Contribution room based on CRA rates up to 2026.
Year of Birth
Prior Year Income (for RRSP)
TFSA
Available to Canadians 18 and older. Savings and investments grow completely tax-free — gains, interest, and dividends are never taxed, including on withdrawal. Unused room carries forward indefinitely and withdrawn amounts are re-added to your room the following January 1.
RRSP
Contribute 18% of prior year earned income (up to the CRA annual max) and deduct it from taxable income today. Investments grow tax-deferred until withdrawal — ideally in retirement when you may be in a lower bracket.

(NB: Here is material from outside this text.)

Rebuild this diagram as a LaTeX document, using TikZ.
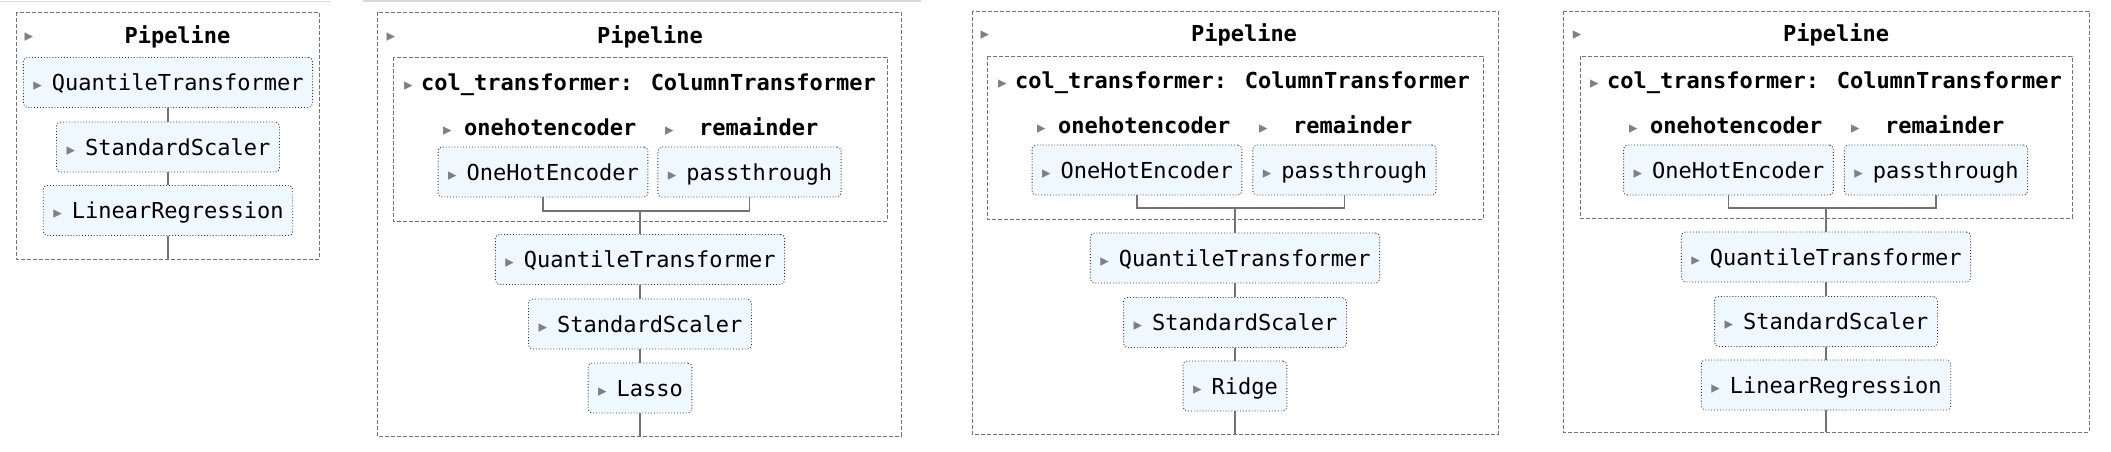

Must convert to a RRIF by age 71.
FHSA
The best of both worlds — contributions are tax-deductible like an RRSP, and qualifying withdrawals to buy a first home are completely tax-free like a TFSA. Annual limit is $8,000 with a lifetime maximum of $40,000. Available to first-time home buyers aged 18+.
RESP
Designed for saving toward a child's post-secondary education. Investments grow tax-deferred, and the government adds the Canada Education Savings Grant (CESG) — 20% on the first $2,500 contributed per year, up to $500/year and $7,200 lifetime per child.
RDSP
A long-term savings plan for people approved for the Disability Tax Credit (DTC). The government may contribute through the Canada Disability Savings Grant and Canada Disability Savings Bond. Lifetime contribution limit is $200,000 with no annual limit.
RRIF
Not a savings account — it's what your RRSP converts into by December 31 of the year you turn 71. A RRIF requires minimum annual withdrawals that are taxed as income. You can still invest and grow remaining funds inside the RRIF; there is no maximum withdrawal limit.
RPP / PRPP
Registered Pension Plans (RPPs) are employer-sponsored and reduce your RRSP room via a pension adjustment. Pooled Registered Pension Plans (PRPPs) are available to self-employed or employees without a workplace pension. Both provide tax-deferred retirement savings alongside your RRSP.
NON-REGISTERED
A regular taxable brokerage or savings account with no CRA annual contribution limits. Capital gains are taxed at 50% inclusion, eligible dividends receive a dividend tax credit, and interest is taxed as ordinary income. Best used once TFSA, RRSP, and FHSA room is fully utilized.